The malfunction took multiple cooling units offline, causing rapid server overheating and operational paralysis at the site hosting critical matching engines. This technical failure silenced markets for currencies, commodities, S&P 500 and Nasdaq 100 futures, U.S. Treasuries, crude oil and gold. The interruption’s timing on a holiday further exacerbated the situation as already thin liquidity evaporated completely.
The operational consequences were far-reaching. Orders were widely canceled or left in limbo, hedging strategies were suspended, and high-frequency trading activities dependent on low latency came to a standstill. Price discovery—the continuous process by which markets establish current price levels—ceased for hours, creating a vacuum that could potentially amplify market moves once systems were restored. Traders, brokers, and clearing members faced uncertainty regarding execution, margin positions, and reconciliations while markets remained offline.

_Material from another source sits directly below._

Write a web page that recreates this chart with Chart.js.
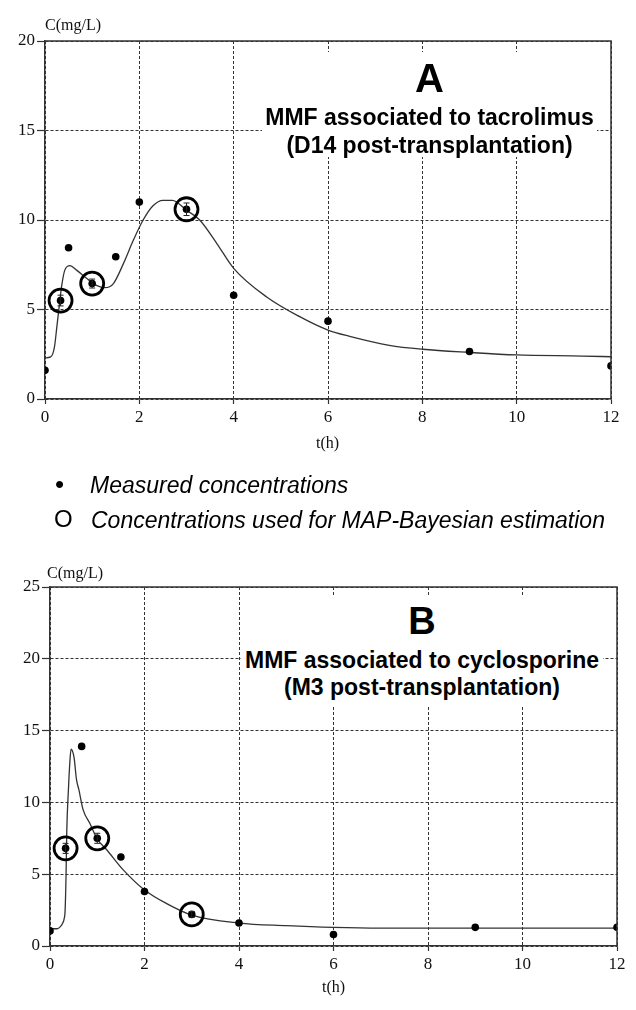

Vulnerabilities and Solutions for Chicago data center
The incident exposed a critical single point of failure in centralized market infrastructure and highlighted dangerous dependencies on physical facilities. This wasn’t unprecedented—a 2019 CME technical error had previously signaled systemic fragility in the system. The latest event demonstrated how mundane hardware and facilities risks can cascade into global financial disruption, especially concerning as the derivatives ecosystem is projected to reach $66.16 billion by 2033.
Addressing these vulnerabilities requires substantial investment in physical-layer resilience and diversity. Advanced cooling technologies, particularly liquid and immersion cooling, are identified as critical mitigating factors. The immersion cooling market—which involves submerging electronic components in thermally conductive dielectric fluid—is expected to grow from $372.64 million in 2024 to $2,545.52 million by 2033.
The Chicago outage underscored that physical infrastructure remains a binding constraint on digital finance, as a single chiller failure cascaded into a near-global market freeze.